After last year's KM/Sony announcement, many analysts thought the partnership would culminate in a DSLR using technology from both companies, with perhaps one model labeled Sony, and another model branded Konica Minolta. In this relationship, Sony would benefit by breaking into the hot DSLR market with an interchangeable lens model that used the KM's Maxxum/Dynax lens mount system , plus KM's sophisticated dedicated flash system that's light-years (pun intended) ahead of Sony's HVL-F32X flash. Konica Minolta would benefit by jumping out in front with new sensors and Sony image processing technology, presumably at a lower cost. But from the first announcement last year, it appears the writing was on the wall for Konica Minolta to dissolve its camera division into Sony.

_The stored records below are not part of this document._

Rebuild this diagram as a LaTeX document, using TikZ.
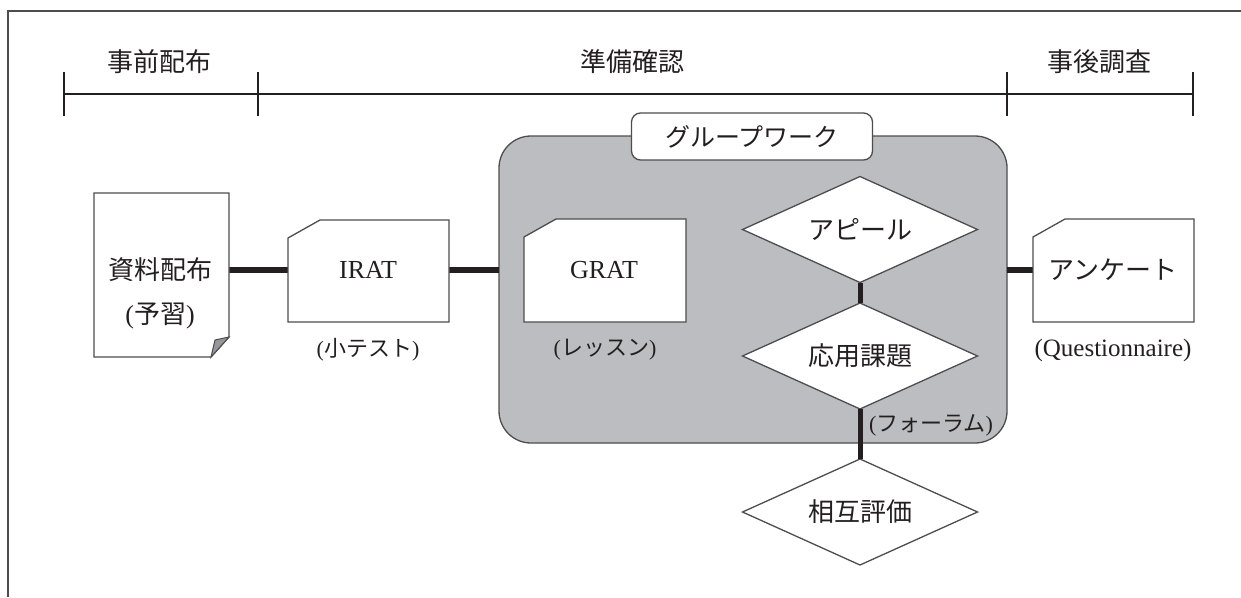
\documentclass[tikz,border=0pt]{standalone}
\usepackage{fontspec}
\setmainfont{Liberation Serif}
\newfontfamily\cjk{Noto Sans CJK JP}
\usetikzlibrary{shapes.geometric}
\definecolor{grp}{HTML}{BCBDC0}
\definecolor{ink}{HTML}{231F20}
\definecolor{edgec}{HTML}{4D4D4F}
\begin{document}
\begin{tikzpicture}[x=1pt,y=-1pt,
  mainlbl/.style={font=\cjk\fontsize{26}{30}\selectfont, text=ink, inner sep=0, outer sep=0},
  sublbl/.style={font=\cjk\fontsize{22}{26}\selectfont, text=ink, inner sep=0, outer sep=0},
  shapebox/.style={inner sep=0, outer sep=0},
  outline/.style={draw=edgec, line width=1.3pt, fill=white},
  link/.style={draw=ink, line width=6pt},
  vlink/.style={draw=ink, line width=5pt},
  tline/.style={draw=ink, line width=2.8pt},
  ddm/.style={diamond, draw=edgec, line width=1.3pt, fill=white, minimum width=235pt, minimum height=106pt, inner sep=0, outer sep=0, aspect=2.2, font=\cjk\fontsize{26}{30}\selectfont, text=ink}
]
\useasboundingbox (0,0) rectangle (1241,597);
% frame
\draw[draw=edgec, line width=2pt] (8,597) -- (8,11) -- (1241,11);

% timeline
\coordinate (t1) at (64,94);
\coordinate (t2) at (258,94);
\coordinate (t3) at (1007,94);
\coordinate (t4) at (1193,94);
\draw[tline] (t1) -- (t4);
\foreach \t in {t1,t2,t3,t4} \draw[tline] ([yshift=22pt]\t) -- ([yshift=-22pt]\t);
\node[mainlbl] (ph1) at (159,62) {事前配布};
\node[mainlbl] (ph2) at (632,62) {準備確認};
\node[mainlbl] (ph3) at (1099,62) {事後調査};

% group box
\node[draw=edgec, line width=1.3pt, fill=grp, rounded corners=32pt, minimum width=508pt, minimum height=307pt, shapebox] (group) at (753,289.5) {};
\node[draw=edgec, line width=1.3pt, fill=white, rounded corners=9pt, minimum width=241pt, minimum height=47pt, shapebox, font=\cjk\fontsize{25}{30}\selectfont, text=ink] (glabel) at (752,136.5) {グループワーク};

% shape boxes
\node[shapebox, minimum width=135pt, minimum height=164pt] (doc) at (161.5,275) {};
\node[shapebox, minimum width=161pt, minimum height=102pt] (irat) at (368.5,271) {};
\node[shapebox, minimum width=162pt, minimum height=103pt] (grat) at (605,270.5) {};
\node[shapebox, minimum width=161pt, minimum height=103pt] (quest) at (1113.5,270.5) {};

% connectors
\draw[link] (doc.east |- 0,270) -- (irat.west |- 0,270);
\draw[link] (irat.east |- 0,270) -- (group.west |- 0,270);
\draw[link] (group.east |- 0,270) -- (quest.west |- 0,270);

% document
\draw[outline] (doc.north west) -- (doc.north east) -- ([yshift=20pt]doc.south east) -- ([xshift=-18pt]doc.south east) -- (doc.south west) -- cycle;
\draw[draw=edgec, line width=1pt, fill=grp!80!black] ([yshift=20pt]doc.south east) -- ([xshift=-18pt]doc.south east) -- ([xshift=-14pt,yshift=17pt]doc.south east) -- cycle;
\node[mainlbl] (doct1) at (160,270) {資料配布};
\node[mainlbl] (doct2) at (160,316) {{\rmfamily(}予習{\rmfamily)}};

% cards
\foreach \c in {irat,grat,quest}
  \draw[outline] ([yshift=-18pt]\c.north west) -- ([xshift=32pt]\c.north west) -- (\c.north east) -- (\c.south east) -- (\c.south west) -- cycle;
\node[mainlbl, font=\rmfamily\fontsize{26}{30}\selectfont] (iratt) at (368,270) {IRAT};
\node[mainlbl, font=\rmfamily\fontsize{26}{30}\selectfont] (gratt) at (604,270) {GRAT};
\node[mainlbl] (questt) at (1113,270) {アンケート};
\node[sublbl] (iratsub) at (368,350) {{\rmfamily(}小テスト{\rmfamily)}};
\node[sublbl] (gratsub) at (605,350) {{\rmfamily(}レッスン{\rmfamily)}};
\node[sublbl, font=\rmfamily\fontsize{25}{30}\selectfont] (questsub) at (1113,350) {(Questionnaire)};

% diamonds
\node[ddm] (apl) at (860,229.5) {アピール};
\node[ddm] (app) at (860,356) {応用課題};
\node[ddm] (mut) at (860,512) {相互評価};
\draw[vlink] (apl.south) -- (app.north);
\draw[vlink] (app.south) -- (mut.north);
\node[sublbl] (forum) at (931,425) {{\rmfamily(}フォーラム{\rmfamily)}};
\end{tikzpicture}
\end{document}
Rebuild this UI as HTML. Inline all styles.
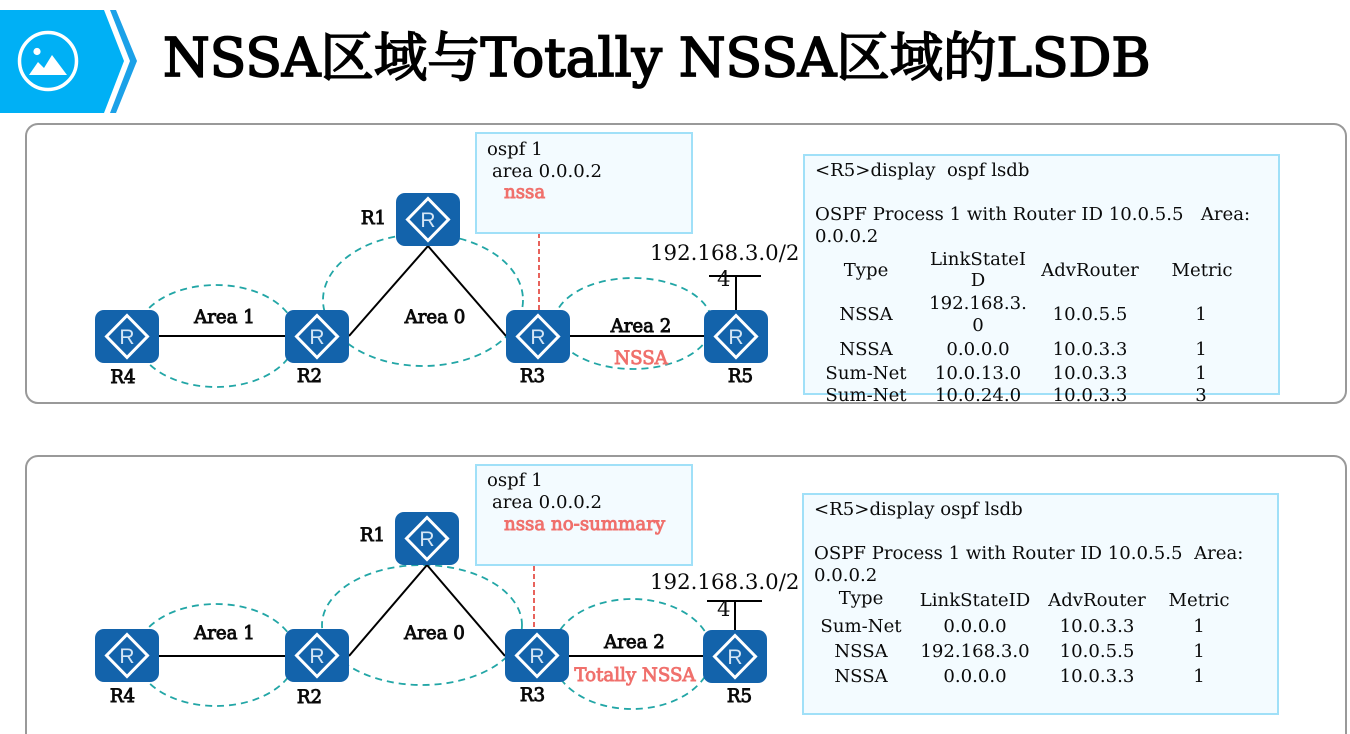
<!DOCTYPE html>
<html><head><meta charset="utf-8"><style>
html,body{margin:0;padding:0;background:#fff;width:1350px;height:734px;overflow:hidden}
svg{display:block}
text{font-family:"DejaVu Serif","Noto Serif CJK SC",serif;fill:#0a0a0a;font-size:18.1px;white-space:pre}
.l{font-size:18.2px;stroke:#0a0a0a;stroke-width:.9px}
.r{fill:#f0706c;stroke:#f0706c}
.m{text-anchor:middle}
.d{fill:none;stroke:#22a6a6;stroke-width:1.8;stroke-dasharray:7 5}
.k{stroke:#000;stroke-width:2;fill:none}
.p{fill:#fff;stroke:#999;stroke-width:2}
.c{fill:#f3fbff;stroke:#a0e0f8;stroke-width:2}
</style></head><body>
<svg width="1350" height="734" viewBox="0 0 1350 734" xmlns="http://www.w3.org/2000/svg">
<defs>
<g id="rt">
<rect width="64" height="53" rx="9" fill="#1363ab"/>
<polygon points="32,5.500 52.500,26.500 32,47.500 11.500,26.500" fill="none" stroke="#fff" stroke-width="3"/>
<text x="32" y="34" text-anchor="middle" style="font-family:'Liberation Sans',sans-serif;font-size:21px;fill:#d5e6f5">R</text>
</g>
</defs>

<polygon points="0,10 104,10 124,61 104,113 0,113" fill="#00b0f5"/>
<polygon points="110,10 116,10 137,61 116,113 110,113 130,61" fill="#1ba1e8"/>
<circle cx="48" cy="61" r="28.5" fill="none" stroke="#fff" stroke-width="3.5"/>
<circle cx="37" cy="51.500" r="3.600" fill="#fff"/>
<polygon points="29,75 38,62 44,68 52,55 67,75" fill="#fff"/>
<text x="163" y="76" style="font-size:53.400px;fill:#000;stroke:#000;stroke-width:1.800px">NSSA区域与Totally NSSA区域的LSDB</text>

<rect class="p" x="26" y="124" width="1320" height="279" rx="12"/>
<rect class="p" x="26" y="456" width="1320" height="300" rx="12"/>

<!-- top diagram -->
<ellipse class="d" cx="216" cy="336" rx="80" ry="51"/>
<ellipse class="d" cx="423" cy="300" rx="100" ry="66"/>
<ellipse class="d" cx="633" cy="323.500" rx="79" ry="45.500"/>
<path class="k" d="M159 336H285M349 336L428 246L506 336M570 336H704M736 310V276M709 276H761"/>
<path d="M539 233V310" fill="none" stroke="#e8635c" stroke-width="2" stroke-dasharray="5 3"/>
<use href="#rt" x="95" y="310"/><use href="#rt" x="285" y="310"/><use href="#rt" x="506" y="310"/><use href="#rt" x="704" y="310"/><use href="#rt" x="396" y="193"/>
<text class="l m" x="224.500" y="323">Area 1</text>
<text class="l m" x="435" y="323">Area 0</text>
<text class="l m" x="641" y="332">Area 2</text>
<text class="l m r" x="641" y="364">NSSA</text>
<text class="l m" x="123" y="383">R4</text>
<text class="l m" x="309.500" y="382">R2</text>
<text class="l m" x="532.500" y="382">R3</text>
<text class="l m" x="740.500" y="382">R5</text>
<text class="l m" x="373.500" y="224">R1</text>
<text x="650" y="260" style="font-size:21.300px">192.168.3.0/2</text>
<text x="717" y="286" style="font-size:21.300px">4</text>

<rect class="c" x="476" y="133" width="216" height="100"/>
<text x="487" y="155">ospf 1</text>
<text x="492" y="177">area 0.0.0.2</text>
<text x="504" y="198" class="l r">nssa</text>

<rect class="c" x="804" y="155" width="475" height="239"/>
<text x="815" y="176">&lt;R5&gt;display  ospf lsdb</text>
<text x="815" y="220">OSPF Process 1 with Router ID 10.0.5.5   Area:</text>
<text x="815" y="242">0.0.0.2</text>
<text class="m" x="866" y="276">Type</text><text class="m" x="978" y="265">LinkStateI</text><text class="m" x="978" y="286">D</text><text class="m" x="1090" y="276">AdvRouter</text><text class="m" x="1202" y="276">Metric</text>
<text class="m" x="866" y="320">NSSA</text><text class="m" x="978" y="309">192.168.3.</text><text class="m" x="978" y="331">0</text><text class="m" x="1090" y="320">10.0.5.5</text><text class="m" x="1201" y="320">1</text>
<text class="m" x="866" y="355">NSSA</text><text class="m" x="978" y="355">0.0.0.0</text><text class="m" x="1090" y="355">10.0.3.3</text><text class="m" x="1201" y="355">1</text>
<text class="m" x="866" y="379">Sum-Net</text><text class="m" x="978" y="379">10.0.13.0</text><text class="m" x="1090" y="379">10.0.3.3</text><text class="m" x="1201" y="379">1</text>
<text class="m" x="866" y="401">Sum-Net</text><text class="m" x="978" y="401">10.0.24.0</text><text class="m" x="1090" y="401">10.0.3.3</text><text class="m" x="1201" y="401">3</text>

<!-- bottom diagram -->
<ellipse class="d" cx="216" cy="655" rx="80" ry="51"/>
<ellipse class="d" cx="422" cy="625" rx="100" ry="60"/>
<ellipse class="d" cx="632" cy="654" rx="80" ry="55"/>
<path class="k" d="M159 656H285M349 656L427 565L505 656M569 656H703M735 630V602M707 601H762"/>
<path d="M534 566V629" fill="none" stroke="#e8635c" stroke-width="2" stroke-dasharray="5 3"/>
<use href="#rt" x="95" y="629"/><use href="#rt" x="285" y="629"/><use href="#rt" x="505" y="629"/><use href="#rt" x="703" y="630"/><use href="#rt" x="395" y="512"/>
<text class="l m" x="224.500" y="639">Area 1</text>
<text class="l m" x="434.500" y="639">Area 0</text>
<text class="l m" x="634.500" y="648">Area 2</text>
<text class="l m r" x="635" y="681">Totally NSSA</text>
<text class="l m" x="122.500" y="702">R4</text>
<text class="l m" x="309.500" y="703">R2</text>
<text class="l m" x="532.500" y="701">R3</text>
<text class="l m" x="739.500" y="702">R5</text>
<text class="l m" x="372.500" y="541">R1</text>
<text x="650" y="589" style="font-size:21.300px">192.168.3.0/2</text>
<text x="717" y="616" style="font-size:21.300px">4</text>

<rect class="c" x="476" y="465" width="216" height="100"/>
<text x="487" y="486">ospf 1</text>
<text x="492" y="508">area 0.0.0.2</text>
<text x="504" y="530" class="l r">nssa no-summary</text>

<rect class="c" x="803" y="494" width="475" height="220"/>
<text x="814" y="515">&lt;R5&gt;display ospf lsdb</text>
<text x="814" y="559">OSPF Process 1 with Router ID 10.0.5.5  Area:</text>
<text x="814" y="581">0.0.0.2</text>
<text class="m" x="861" y="604">Type</text><text class="m" x="975" y="606">LinkStateID</text><text class="m" x="1097" y="606">AdvRouter</text><text class="m" x="1199" y="606">Metric</text>
<text class="m" x="861" y="632">Sum-Net</text><text class="m" x="975" y="632">0.0.0.0</text><text class="m" x="1097" y="632">10.0.3.3</text><text class="m" x="1199" y="632">1</text>
<text class="m" x="861" y="657">NSSA</text><text class="m" x="975" y="657">192.168.3.0</text><text class="m" x="1097" y="657">10.0.5.5</text><text class="m" x="1199" y="657">1</text>
<text class="m" x="861" y="682">NSSA</text><text class="m" x="975" y="682">0.0.0.0</text><text class="m" x="1097" y="682">10.0.3.3</text><text class="m" x="1199" y="682">1</text>
</svg>
</body></html>
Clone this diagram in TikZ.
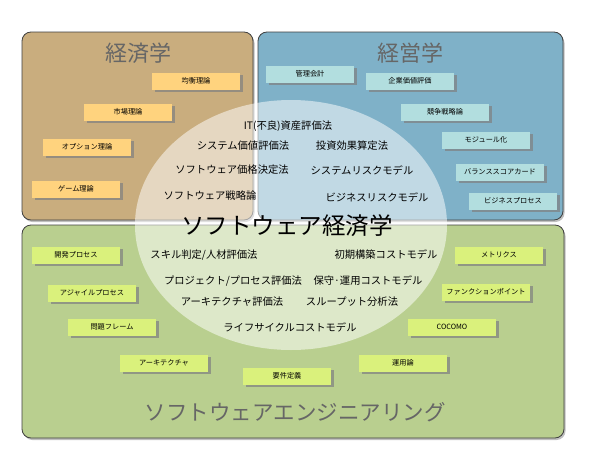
\documentclass[tikz,border=0pt]{standalone}
\usepackage{fontspec}
\setmainfont{Noto Sans CJK JP}
\usetikzlibrary{shadows}

\definecolor{econfill}{HTML}{C9AD7E}
\definecolor{mgmtfill}{HTML}{7FB1C8}
\definecolor{engfill}{HTML}{B9CF8F}
\definecolor{econtag}{HTML}{FFD37E}
\definecolor{mgmttag}{HTML}{B2DEDF}
\definecolor{engtag}{HTML}{DAF17C}

\tikzset{
	region/.style={draw=black!75, line width=0.8pt, rounded corners=9pt,
		drop shadow={shadow xshift=1.5pt, shadow yshift=-2pt, opacity=0.5}},
	regiontitle/.style={color=black!60, font=\fontsize{22}{24}\selectfont},
	tagbox/.style={minimum width=88pt, minimum height=17pt, inner sep=0pt,
		font=\fontsize{7.2}{8}\selectfont,
		drop shadow={shadow xshift=2.5pt, shadow yshift=-2.5pt, opacity=0.7}},
	method/.style={font=\fontsize{10.3}{12}\selectfont}
}

\begin{document}
\begin{tikzpicture}[x=1pt, y=-1pt]
	\useasboundingbox (0,0) rectangle (600,450);
	\fill[white] (0,0) rectangle (600,450);
	% three fields
	\draw[region, fill=econfill] (22,32) rectangle (253,220);
	\draw[region, fill=mgmtfill] (258,32) rectangle (563,220);
	\draw[region, fill=engfill] (22,225) rectangle (564,438);
	\node[regiontitle] (econ) at (138,53) {経済学};
	\node[regiontitle] (mgmt) at (410,53) {経営学};
	\node[regiontitle, font=\fontsize{21.5}{24}\selectfont] (eng) at (295,412) {ソフトウェアエンジニアリング};
	% overlap
	\fill[white, opacity=0.52] (291,225) ellipse [x radius=156, y radius=125];
	\node[font=\fontsize{23.5}{26}\selectfont] (swe) at (287,226) {ソフトウェア経済学};
	\begin{scope}[tagbox/.append style={fill=econtag}]
		\node[tagbox] (kinkou) at (196,81) {均衡理論};
		\node[tagbox] (shijou) at (128,112) {市場理論};
		\node[tagbox] (option) at (87,147) {オプション理論};
		\node[tagbox] (game) at (76,189) {ゲーム理論};
	\end{scope}
	\begin{scope}[tagbox/.append style={fill=mgmttag}]
		\node[tagbox] (kanri) at (310,74) {管理会計};
		\node[tagbox] (kigyou) at (410,81) {企業価値評価};
		\node[tagbox] (kyousou) at (445,112) {競争戦略論};
		\node[tagbox] (module) at (486,140) {モジュール化};
		\node[tagbox] (bsc) at (500,172) {バランススコアカード};
		\node[tagbox] (bproc) at (513,201) {ビジネスプロセス};
	\end{scope}
	\begin{scope}[tagbox/.append style={fill=engtag}]
		\node[tagbox] (kaihatsu) at (76,255) {開発プロセス};
		\node[tagbox] (agile) at (92,293) {アジャイルプロセス};
		\node[tagbox] (mondai) at (112,327) {問題フレーム};
		\node[tagbox] (arch) at (164,363) {アーキテクチャ};
		\node[tagbox] (youken) at (287,376) {要件定義};
		\node[tagbox] (metrics) at (499,255) {メトリクス};
		\node[tagbox] (fp) at (486,292) {ファンクションポイント};
		\node[tagbox] (cocomo) at (452,327) {COCOMO};
		\node[tagbox] (unyou) at (403,363) {運用論};
	\end{scope}
	% methods inside the ellipse
	\node[method] (itasset) at (288,126) {IT(不良)資産評価法};
	\node[method] (sysval) at (243,146) {システム価値評価法};
	\node[method] (invest) at (352,146) {投資効果算定法};
	\node[method] (price) at (232,170) {ソフトウェア価格決定法};
	\node[method] (sysrisk) at (362,170) {システムリスクモデル};
	\node[method] (strat) at (210,196) {ソフトウェア戦略論};
	\node[method] (bizrisk) at (377,197) {ビジネスリスクモデル};
	\node[method] (skill) at (204,255) {スキル判定/人材評価法};
	\node[method] (initcost) at (386,255) {初期構築コストモデル};
	\node[method] (projeval) at (233,281) {プロジェクト/プロセス評価法};
	\node[method] (maint) at (368,281) {保守·運用コストモデル};
	\node[method] (archeval) at (232,302) {アーキテクチャ評価法};
	\node[method] (thru) at (352,302) {スループット分析法};
	\node[method] (lifecycle) at (290,327) {ライフサイクルコストモデル};
\end{tikzpicture}
\end{document}
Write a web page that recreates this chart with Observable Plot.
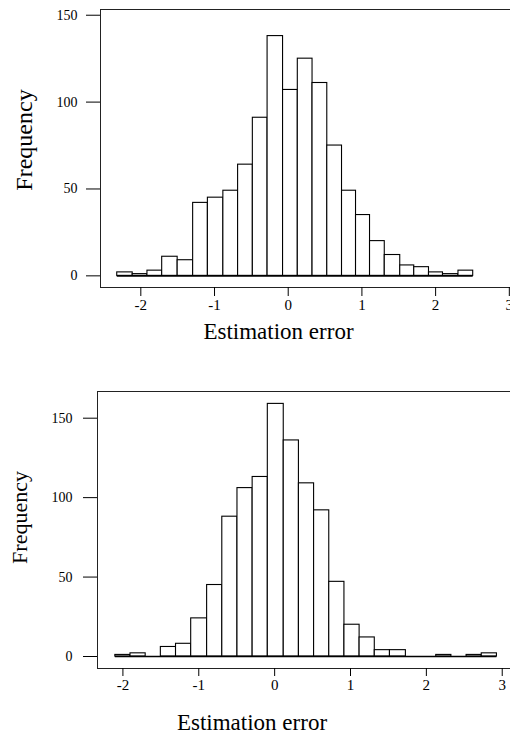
<!DOCTYPE html>
<html>
<head>
<meta charset="utf-8">
<script src="https://cdn.jsdelivr.net/npm/d3@7"></script>
<script src="https://cdn.jsdelivr.net/npm/@observablehq/plot@0.6"></script>
<style>
  html, body { margin: 0; padding: 0; background: #fff; }
  #chart svg { display: block; }
</style>
</head>
<body>
<div id="chart"></div>
<script>
// Top histogram
const edgesTop = [-2.32,-2.11,-1.91,-1.71,-1.50,-1.29,-1.09,-0.88,-0.68,-0.48,-0.28,-0.07,0.13,0.33,0.53,0.73,0.92,1.11,1.31,1.52,1.71,1.91,2.10,2.31,2.51];
const countsTop = [2,1,3,11,9,42,45,49,64,91,138,107,125,111,75,49,35,20,12,6,5,2,1,3];
// Bottom histogram
const edgesBottom = [-2.10,-1.90,-1.70,-1.50,-1.30,-1.10,-0.89,-0.69,-0.49,-0.29,-0.09,0.12,0.32,0.52,0.72,0.92,1.12,1.32,1.52,1.73,1.93,2.13,2.33,2.53,2.73,2.93];
const countsBottom = [1,2,0,6,8,24,45,88,106,113,159,136,109,92,47,20,12,4,4,0,0,1,0,1,2];

const xTicks = [-2,-1,0,1,2,3];
const yTicks = [0,50,100,150];
const xLabel = "Estimation error";
const yLabel = "Frequency";

const FONT = "'Liberation Serif', 'Times New Roman', serif";

function hist(edges, counts, cfg) {
  const bins = counts.map((c, i) => ({x1: edges[i], x2: edges[i + 1], y: c}));
  return Plot.plot({
    width: 510,
    height: cfg.height,
    marginLeft: cfg.ml,
    marginRight: 0,
    marginTop: cfg.mt,
    marginBottom: cfg.mb,
    style: {fontFamily: FONT, background: "white", color: "black"},
    x: {domain: cfg.xDomain, ticks: xTicks},
    y: {domain: cfg.yDomain, ticks: yTicks},
    marks: [
      Plot.frame({anchor: "top", stroke: "#222", strokeWidth: 1}),
      Plot.frame({anchor: "left", stroke: "#222", strokeWidth: 1}),
      Plot.frame({anchor: "bottom", stroke: "#222", strokeWidth: 1}),
      Plot.rectY(bins, {x1: "x1", x2: "x2", y1: 0, y2: "y", fill: "white", stroke: "black", strokeWidth: 1.1, inset: 0}),
      Plot.ruleY([0], {x1: edges[0], x2: edges[edges.length - 1], stroke: "black", strokeWidth: 1.6}),
      Plot.axisX({ticks: xTicks, tickSize: cfg.xTickSize, tickPadding: 3, fontSize: 15, label: null, tickFormat: d => d < 0 ? "-" + Math.abs(d) : String(d), stroke: "black"}),
      Plot.axisY({ticks: yTicks, tickSize: 14, tickPadding: cfg.yPad, fontSize: 14, label: null, stroke: "black"}),
      Plot.text([xLabel], {frameAnchor: "bottom", text: d => d, textAnchor: "middle", lineAnchor: "middle", dx: cfg.xlDx, dy: cfg.xlDy, fontSize: 23, fill: "black"}),
      Plot.text([yLabel], {frameAnchor: "left", text: d => d, textAnchor: "middle", lineAnchor: "middle", rotate: -90, dx: cfg.ylDx, dy: cfg.ylDy, fontSize: cfg.ylSize, fill: "black"})
    ]
  });
}

const topChart = hist(edgesTop, countsTop, {
  height: 367, ml: 100, mt: 9, mb: 80,
  xDomain: [-2.547, 3.016], yDomain: [-6.7, 153.3],
  xTickSize: 9, yPad: 9,
  xlDx: -27, xlDy: 44, ylDx: -76, ylDy: -8.5, ylSize: 24
});
const bottomChart = hist(edgesBottom, countsBottom, {
  height: 368, ml: 97, mt: 24, mb: 67,
  xDomain: [-2.335, 3.109], yDomain: [-7.55, 166.8],
  xTickSize: 8, yPad: 11,
  xlDx: -52, xlDy: 54, ylDx: -78, ylDy: -12.5, ylSize: 22
});
document.getElementById("chart").append(topChart, bottomChart);
</script>
</body>
</html>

Does this mean the end of the innovative anti-shake feature built into the Maxxum 7D and 5D DSLRs? Not likely. In fact, with input from Sony's own stable of optical image-stabilization engineers, the anti-shake feature on future Sony DSLRs might be better, cheaper, and smaller than the system found in the Maxxum 7D and 5D. I expect to see a Sony DSLR in working condition by the time Germany's giant Photokina show opens in September 2006, and here's what I predict it will have: A 10.3 MP CMOS sensor, live video preview to a 2.5-inch LCD on the back, built-in image stabilization, a dedicated hot shoe for new Sony flash systems and older KM flash units, backward compatibility with KM lenses, dual storage slots for SD and Memory Stick Pro, and a long life InfoLithium rechargeable battery. Don't be surprised if it also features a more advanced electronic viewfinder than we've seen to date, instead of an optical one.

By the time that show comes around, I wonder if other traditional camera companies might also be absorbed into their larger electronic-giant partners? Only time will tell, but where would that leave us?